**REQUIRED TASK:** Please give the data below again in full, exactly as it stands.

**COLLECTED DATA:**
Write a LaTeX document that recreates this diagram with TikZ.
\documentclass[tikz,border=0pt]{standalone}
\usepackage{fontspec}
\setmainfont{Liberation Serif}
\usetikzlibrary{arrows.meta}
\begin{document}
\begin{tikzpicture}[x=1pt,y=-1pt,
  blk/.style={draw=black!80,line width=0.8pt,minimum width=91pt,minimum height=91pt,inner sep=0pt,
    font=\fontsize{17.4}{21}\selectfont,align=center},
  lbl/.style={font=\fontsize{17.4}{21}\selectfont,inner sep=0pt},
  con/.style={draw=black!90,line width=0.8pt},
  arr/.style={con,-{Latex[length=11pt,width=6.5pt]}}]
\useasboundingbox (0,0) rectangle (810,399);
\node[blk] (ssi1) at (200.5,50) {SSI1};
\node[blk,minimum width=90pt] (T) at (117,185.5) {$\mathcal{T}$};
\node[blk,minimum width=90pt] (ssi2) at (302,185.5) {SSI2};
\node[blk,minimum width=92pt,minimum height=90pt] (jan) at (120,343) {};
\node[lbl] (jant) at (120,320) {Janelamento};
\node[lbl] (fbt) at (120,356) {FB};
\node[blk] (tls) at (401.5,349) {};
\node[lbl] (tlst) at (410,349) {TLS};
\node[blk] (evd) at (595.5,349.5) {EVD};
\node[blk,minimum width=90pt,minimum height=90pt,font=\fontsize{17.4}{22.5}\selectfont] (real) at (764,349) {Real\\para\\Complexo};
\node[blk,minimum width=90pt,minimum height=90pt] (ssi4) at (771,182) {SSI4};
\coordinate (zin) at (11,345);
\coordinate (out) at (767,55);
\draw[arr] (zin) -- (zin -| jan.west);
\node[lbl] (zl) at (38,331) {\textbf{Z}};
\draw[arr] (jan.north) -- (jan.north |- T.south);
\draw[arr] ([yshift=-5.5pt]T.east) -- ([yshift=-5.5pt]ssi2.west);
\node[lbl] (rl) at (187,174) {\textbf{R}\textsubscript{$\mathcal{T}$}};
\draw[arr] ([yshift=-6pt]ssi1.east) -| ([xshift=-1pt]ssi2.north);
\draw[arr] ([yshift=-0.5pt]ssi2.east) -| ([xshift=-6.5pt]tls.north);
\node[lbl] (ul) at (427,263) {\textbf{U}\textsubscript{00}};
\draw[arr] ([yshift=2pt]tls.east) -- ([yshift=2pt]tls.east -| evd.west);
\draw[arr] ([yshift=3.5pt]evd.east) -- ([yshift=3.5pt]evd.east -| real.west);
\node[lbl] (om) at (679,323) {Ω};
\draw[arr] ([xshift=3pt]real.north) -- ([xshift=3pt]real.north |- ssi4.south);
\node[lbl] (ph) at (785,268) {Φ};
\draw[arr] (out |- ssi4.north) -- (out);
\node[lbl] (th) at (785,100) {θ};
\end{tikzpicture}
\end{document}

**ANSWER TO THIS EXERCISE:**
Write a LaTeX document that recreates this diagram with TikZ.
\documentclass[tikz,border=0pt]{standalone}
\usepackage{fontspec}
\setmainfont{Liberation Serif}
\usetikzlibrary{arrows.meta}
\begin{document}
\begin{tikzpicture}[x=1pt,y=-1pt,
  blk/.style={draw=black!80,line width=0.8pt,minimum width=91pt,minimum height=91pt,inner sep=0pt,
    font=\fontsize{17.4}{21}\selectfont,align=center},
  lbl/.style={font=\fontsize{17.4}{21}\selectfont,inner sep=0pt},
  con/.style={draw=black!90,line width=0.8pt},
  arr/.style={con,-{Latex[length=11pt,width=6.5pt]}}]
\useasboundingbox (0,0) rectangle (810,399);
\node[blk] (ssi1) at (200.5,50) {SSI1};
\node[blk,minimum width=90pt] (T) at (117,185.5) {$\mathcal{T}$};
\node[blk,minimum width=90pt] (ssi2) at (302,185.5) {SSI2};
\node[blk,minimum width=92pt,minimum height=90pt] (jan) at (120,343) {};
\node[lbl] (jant) at (120,320) {Janelamento};
\node[lbl] (fbt) at (120,356) {FB};
\node[blk] (tls) at (401.5,349) {};
\node[lbl] (tlst) at (410,349) {TLS};
\node[blk] (evd) at (595.5,349.5) {EVD};
\node[blk,minimum width=90pt,minimum height=90pt,font=\fontsize{17.4}{22.5}\selectfont] (real) at (764,349) {Real\\para\\Complexo};
\node[blk,minimum width=90pt,minimum height=90pt] (ssi4) at (771,182) {SSI4};
\coordinate (zin) at (11,345);
\coordinate (out) at (767,55);
\draw[arr] (zin) -- (zin -| jan.west);
\node[lbl] (zl) at (38,331) {\textbf{Z}};
\draw[arr] (jan.north) -- (jan.north |- T.south);
\draw[arr] ([yshift=-5.5pt]T.east) -- ([yshift=-5.5pt]ssi2.west);
\node[lbl] (rl) at (187,174) {\textbf{R}\textsubscript{$\mathcal{T}$}};
\draw[arr] ([yshift=-6pt]ssi1.east) -| ([xshift=-1pt]ssi2.north);
\draw[arr] ([yshift=-0.5pt]ssi2.east) -| ([xshift=-6.5pt]tls.north);
\node[lbl] (ul) at (427,263) {\textbf{U}\textsubscript{00}};
\draw[arr] ([yshift=2pt]tls.east) -- ([yshift=2pt]tls.east -| evd.west);
\draw[arr] ([yshift=3.5pt]evd.east) -- ([yshift=3.5pt]evd.east -| real.west);
\node[lbl] (om) at (679,323) {Ω};
\draw[arr] ([xshift=3pt]real.north) -- ([xshift=3pt]real.north |- ssi4.south);
\node[lbl] (ph) at (785,268) {Φ};
\draw[arr] (out |- ssi4.north) -- (out);
\node[lbl] (th) at (785,100) {θ};
\end{tikzpicture}
\end{document}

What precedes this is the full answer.